The Swiss economy and financial centre: Successes and new challenges

Jean-Pierre Roth, Chairman of the Governing Board

Handelskammer Schweiz-Österreich und Liechtenstein (Foreign Trade Chamber for Switzerland-Austria and Liechtenstein), Vienna, 25.02.2008

Mid-2003 saw the start of a remarkable, broad-based economic upswing in Switzerland which is still underway, even if business cycle uncertainty has increased in the recent period. A number of factors indicate that the long-term growth outlook, too, has improved for Switzerland. These factors include the increasing globalisation of our economy and the opening up of the labour market to the EU. The Swiss economy is participating in globalisation through increased direct investment as well as growing foreign trade.

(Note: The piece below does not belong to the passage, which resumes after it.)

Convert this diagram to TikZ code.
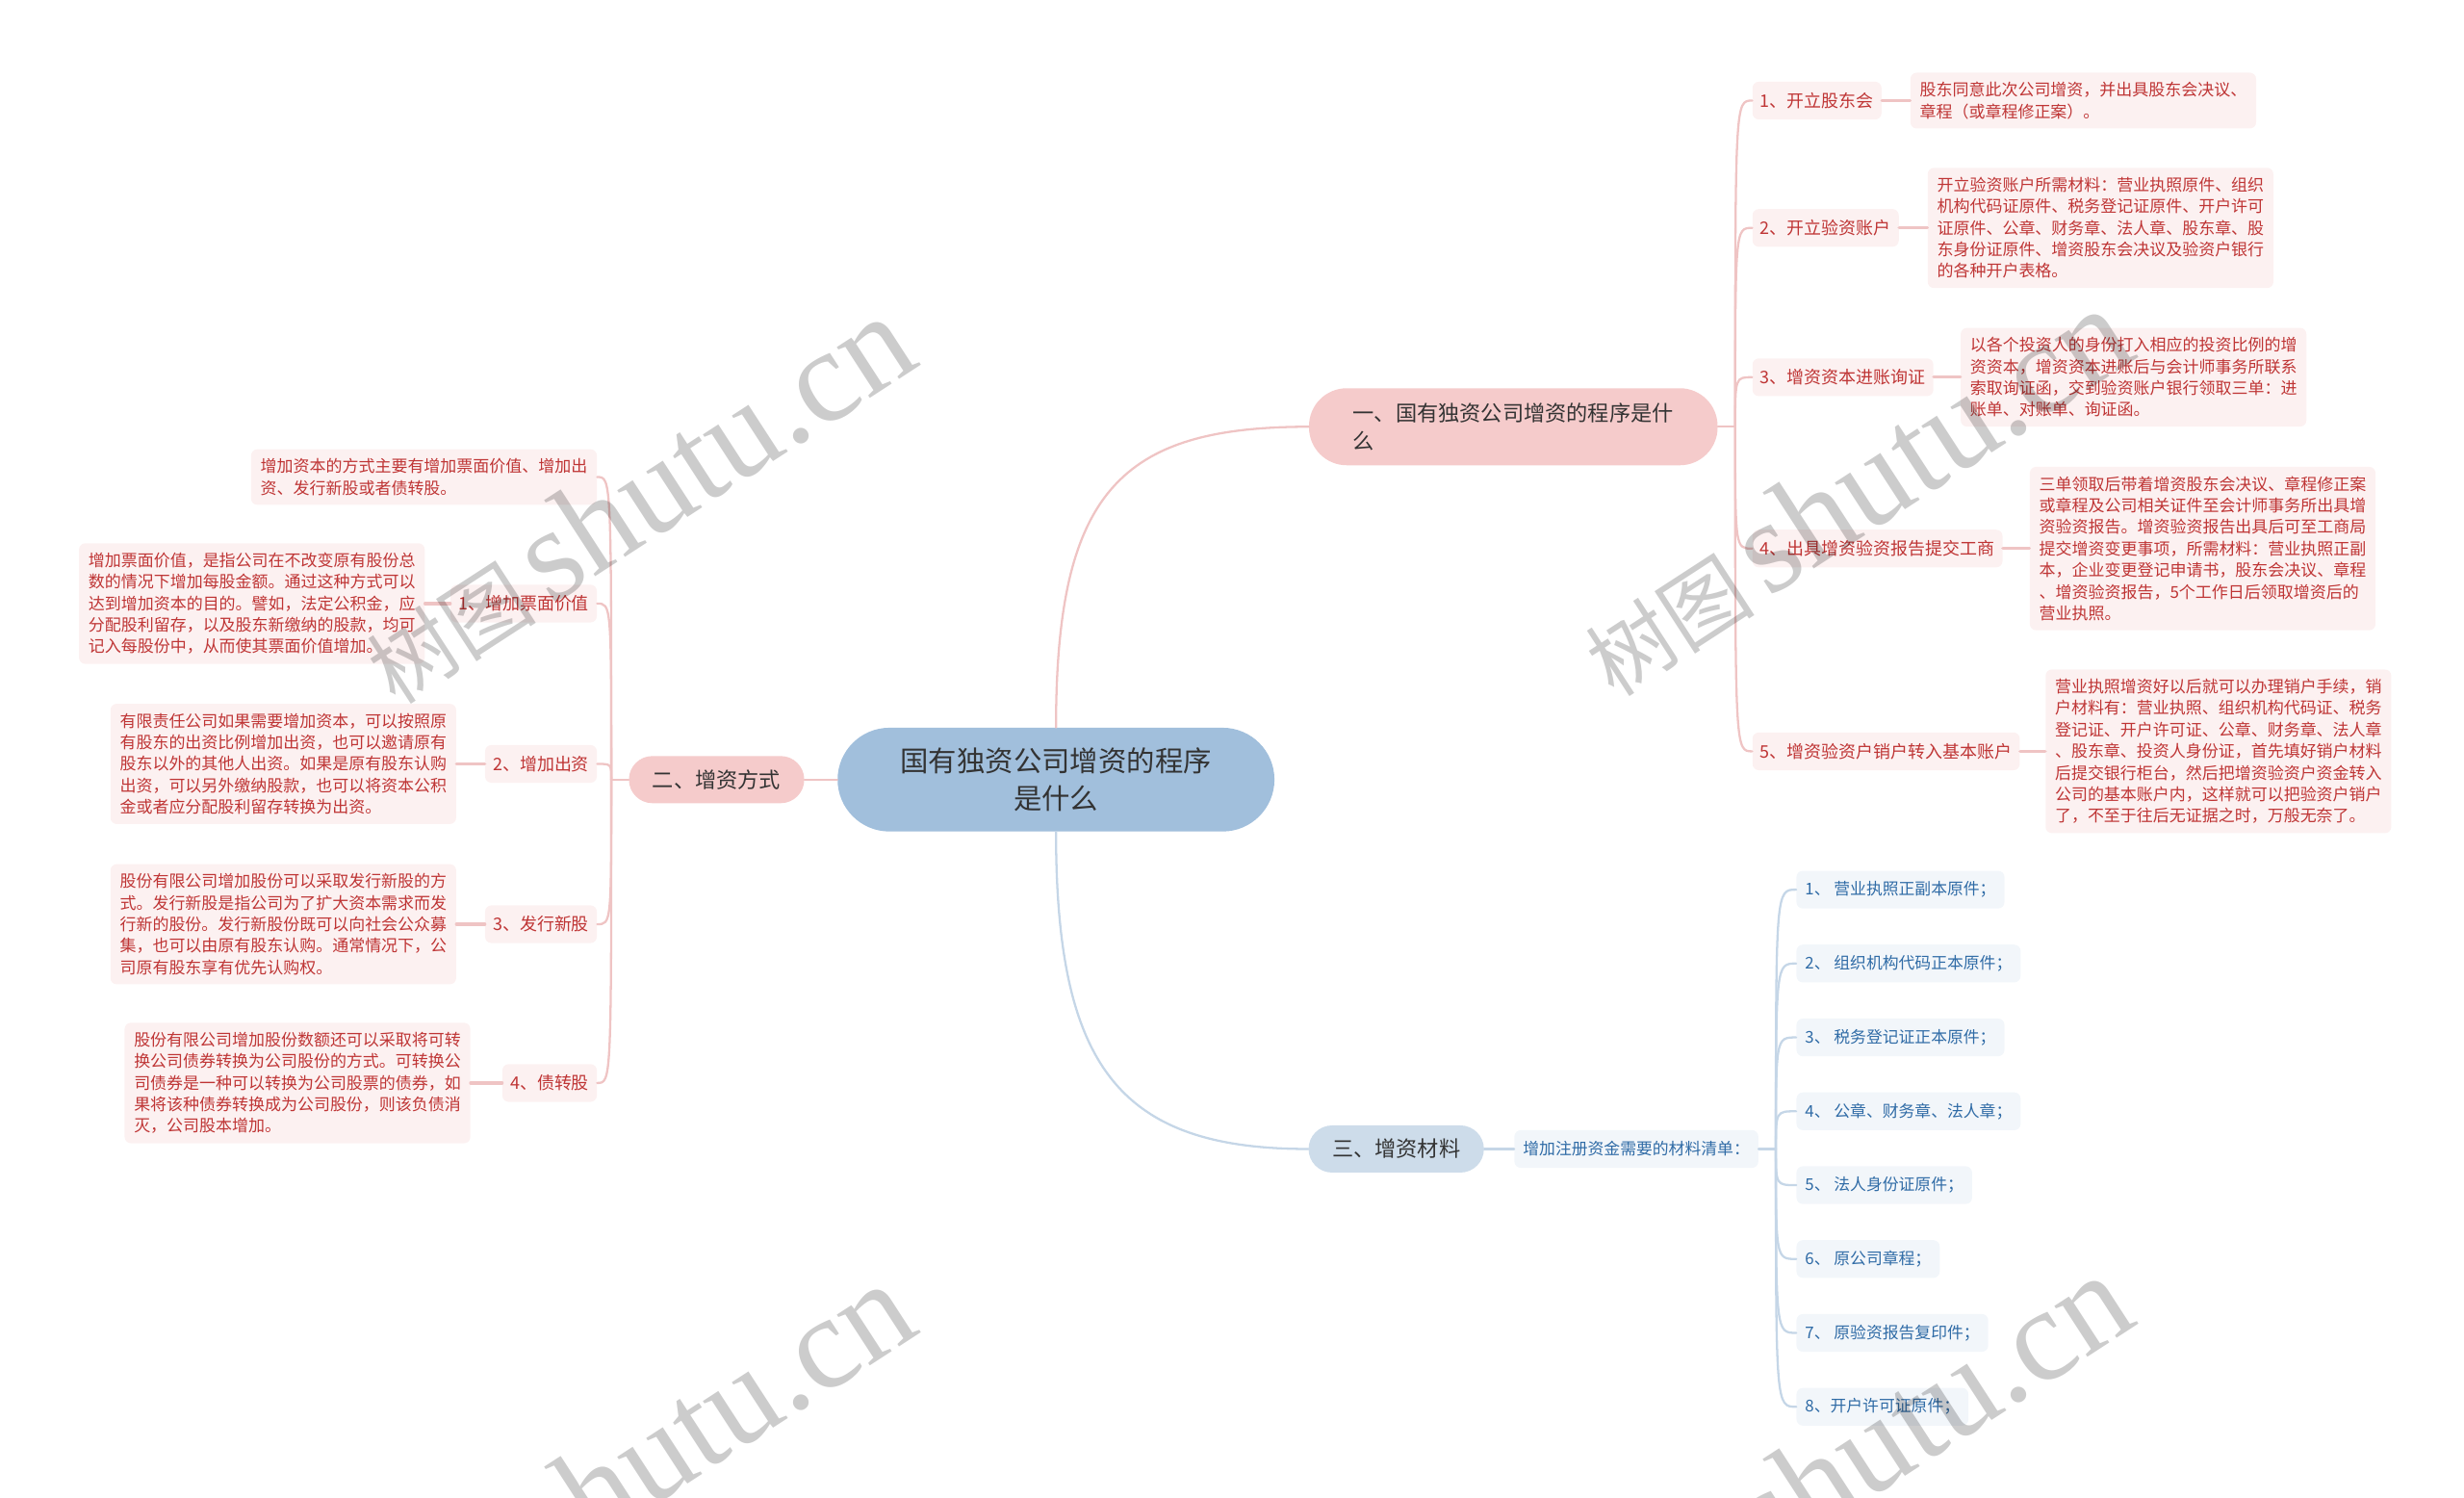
\documentclass[tikz,border=0pt]{standalone}
\usepackage{fontspec}
\setmainfont{Noto Sans CJK SC}
\newfontfamily\wmserif{Liberation Serif}
\usetikzlibrary{positioning}

\definecolor{rootblue}{HTML}{A1BFDC}
\definecolor{topicpink}{HTML}{F5CBCB}
\definecolor{topicblue}{HTML}{CDDCEA}
\definecolor{leafpink}{HTML}{FCF1F1}
\definecolor{leafblue}{HTML}{F2F6FA}
\definecolor{textred}{HTML}{BF3535}
\definecolor{textblue}{HTML}{2F6BA6}
\definecolor{textdark}{HTML}{333333}
\definecolor{linepink}{HTML}{EFC4C4}
\definecolor{lineblue}{HTML}{C5D6E7}

\begin{document}
\begin{tikzpicture}[x=1pt, y=-1pt, line cap=round,
  rootpill/.style={fill=rootblue, rounded corners=33pt, minimum width=278pt, minimum height=66pt,
    align=center, text=textdark, font=\fontsize{18}{24}\selectfont},
  topicpill/.style={fill=topicpink, rounded corners=15pt, minimum height=30pt, inner xsep=15pt,
    text=textdark, font=\fontsize{13.6}{18}\selectfont},
  keyred/.style={fill=leafpink, rounded corners=4pt, inner xsep=5pt, inner ysep=5pt, minimum height=24pt,
    text=textred, font=\fontsize{11}{14}\selectfont},
  notered/.style={fill=leafpink, rounded corners=4pt, inner xsep=6pt, inner ysep=6pt, align=left,
    text=textred, font=\fontsize{10.4}{13.7}\selectfont},
  keyblue/.style={fill=leafblue, rounded corners=4pt, inner xsep=5.5pt, inner ysep=5pt, minimum height=24pt,
    text=textblue, font=\fontsize{10.3}{13.7}\selectfont},
  plink/.style={draw=linepink, line width=1.4pt},
  blink/.style={draw=lineblue, line width=1.4pt},
  wmark/.style={text=black, text opacity=0.2, inner sep=0pt}]
  \useasboundingbox (0,0) rectangle (1568,953);

  % centre and main topics
  \node[rootpill] (root) at (672, 496) {国有独资公司增资的程序\\是什么};
  \node[topicpill, minimum width=260pt, minimum height=49pt, rounded corners=24pt, align=left] (t1)
    at (963, 271.5) {一、国有独资公司增资的程序是什\\么};
  \node[topicpill] (t2) at (456, 496) {二、增资方式};
  \node[topicpill, fill=topicblue] (t3) at (888.5, 731) {三、增资材料};

  \draw[plink] (root.north) .. controls +(0,-150) and +(-120,0) .. (t1.west);
  \draw[plink] (root.west) -- (t2.east);
  \draw[blink] (root.south) .. controls +(0,150) and +(-120,0) .. (t3.west);

  % one: the five steps
  \node[keyred, anchor=west] (s1) at (1115, 64) {1、开立股东会};
  \node[keyred, anchor=west] (s2) at (1115, 145) {2、开立验资账户};
  \node[keyred, anchor=west] (s3) at (1115, 240) {3、增资资本进账询证};
  \node[keyred, anchor=west] (s4) at (1115, 349) {4、出具增资验资报告提交工商};
  \node[keyred, anchor=west] (s5) at (1115, 478) {5、增资验资户销户转入基本账户};

  \node[notered, right=18pt of s1] (n1) {股东同意此次公司增资，并出具股东会决议、\\章程（或章程修正案）。};
  \node[notered, right=18pt of s2] (n2) {开立验资账户所需材料：营业执照原件、组织\\机构代码证原件、税务登记证原件、开户许可\\证原件、公章、财务章、法人章、股东章、股\\东身份证原件、增资股东会决议及验资户银行\\的各种开户表格。};
  \node[notered, right=17pt of s3] (n3) {以各个投资人的身份打入相应的投资比例的增\\资资本，增资资本进账后与会计师事务所联系\\索取询证函，交到验资账户银行领取三单：进\\账单、对账单、询证函。};
  \node[notered, right=17pt of s4] (n4) {三单领取后带着增资股东会决议、章程修正案\\或章程及公司相关证件至会计师事务所出具增\\资验资报告。增资验资报告出具后可至工商局\\提交增资变更事项，所需材料：营业执照正副\\本，企业变更登记申请书，股东会决议、章程\\、增资验资报告，5个工作日后领取增资后的\\营业执照。};
  \node[notered, right=16pt of s5] (n5) {营业执照增资好以后就可以办理销户手续，销\\户材料有：营业执照、组织机构代码证、税务\\登记证、开户许可证、公章、财务章、法人章\\、股东章、投资人身份证，首先填好销户材料\\后提交银行柜台，然后把增资验资户资金转入\\公司的基本账户内，这样就可以把验资户销户\\了，不至于往后无证据之时，万般无奈了。};

  \coordinate (j1) at ([xshift=11pt]t1.east);
  \draw[plink] (t1.east) -- (j1);
  \foreach \s in {1,...,5} {
    \draw[plink] (j1) .. controls (j1 |- s\s.west) .. (s\s.west);
    \draw[plink, line width=2pt] (s\s.east) -- (n\s.west);
  }

  % two: the ways
  \node[notered, anchor=east] (a0) at (380, 303.5) {增加资本的方式主要有增加票面价值、增加出\\资、发行新股或者债转股。};
  \node[keyred, anchor=east] (a1) at (380, 384) {1、增加票面价值};
  \node[keyred, anchor=east] (a2) at (380, 486) {2、增加出资};
  \node[keyred, anchor=east] (a3) at (380, 588) {3、发行新股};
  \node[keyred, anchor=east] (a4) at (380, 689) {4、债转股};

  \node[notered, left=16pt of a1] (m1) {增加票面价值，是指公司在不改变原有股份总\\数的情况下增加每股金额。通过这种方式可以\\达到增加资本的目的。譬如，法定公积金，应\\分配股利留存，以及股东新缴纳的股款，均可\\记入每股份中，从而使其票面价值增加。};
  \node[notered, left=18pt of a2] (m2) {有限责任公司如果需要增加资本，可以按照原\\有股东的出资比例增加出资，也可以邀请原有\\股东以外的其他人出资。如果是原有股东认购\\出资，可以另外缴纳股款，也可以将资本公积\\金或者应分配股利留存转换为出资。};
  \node[notered, left=18pt of a3] (m3) {股份有限公司增加股份可以采取发行新股的方\\式。发行新股是指公司为了扩大资本需求而发\\行新的股份。发行新股份既可以向社会公众募\\集，也可以由原有股东认购。通常情况下，公\\司原有股东享有优先认购权。};
  \node[notered, left=20pt of a4] (m4) {股份有限公司增加股份数额还可以采取将可转\\换公司债券转换为公司股份的方式。可转换公\\司债券是一种可以转换为公司股票的债券，如\\果将该种债券转换成为公司股份，则该负债消\\灭，公司股本增加。};

  \coordinate (j2) at ([xshift=-11pt]t2.west);
  \draw[plink] (t2.west) -- (j2);
  \foreach \s in {0,...,4}
    \draw[plink] (j2) .. controls (j2 |- a\s.east) .. (a\s.east);
  \foreach \s in {1,...,4}
    \draw[plink, line width=2pt] (a\s.west) -- (m\s.east);

  % three: the list of papers
  \node[keyblue, right=19pt of t3] (c0) {增加注册资金需要的材料清单：};
  \node[keyblue, anchor=west] (c1) at (1143, 566) {1、 营业执照正副本原件；};
  \node[keyblue, anchor=west] (c2) at (1143, 613) {2、 组织机构代码正本原件；};
  \node[keyblue, anchor=west] (c3) at (1143, 660) {3、 税务登记证正本原件；};
  \node[keyblue, anchor=west] (c4) at (1143, 707) {4、 公章、财务章、法人章；};
  \node[keyblue, anchor=west] (c5) at (1143, 754) {5、 法人身份证原件；};
  \node[keyblue, anchor=west] (c6) at (1143, 801) {6、 原公司章程；};
  \node[keyblue, anchor=west] (c7) at (1143, 848) {7、 原验资报告复印件；};
  \node[keyblue, anchor=west] (c8) at (1143, 895) {8、开户许可证原件；};

  \draw[blink] (t3.east) -- (c0.west);
  \coordinate (j3) at ([xshift=11pt]c0.east);
  \draw[blink] (c0.east) -- (j3);
  \foreach \s in {1,...,8}
    \draw[blink] (j3) .. controls (j3 |- c\s.west) .. (c\s.west);

  % watermark
  \foreach \p/\q in {405/318, 1180/313, 405/933, 1180/928}
    \node[wmark, rotate=33] (wm-\p-\q) at (\p, \q)
      {\fontsize{54}{54}\selectfont 树图\,\wmserif\fontsize{84}{84}\selectfont shutu.cn};
\end{tikzpicture}
\end{document}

At the same time, there is more competition on the domestic goods market, although a fair bit still remains to be done in this area to complement the opening up of the labour market to the EU.

Globalisation and market opening present companies and economic policymakers with challenges that become particularly acute when setbacks occur – as in the case of the current international financial market turbulence. Although the international money markets have now calmed somewhat, we have not yet seen the end of the turmoil on the financial markets – neither for the financial institutions involved nor for the international economy.

After four years of strong growth and low inflation, this means more difficult times ahead for the Swiss economy. Due to the turbulence on the financial markets, the economic outlook has become more uncertain while, at the same time, inflationary pressure has heightened over the past few months – not such a comfortable position for a central bank. A positive element remains the achievements of the past few years, which have laid the foundations for a higher long-term growth trend. These need to be further improved in order to retain Switzerland as a dynamic business location.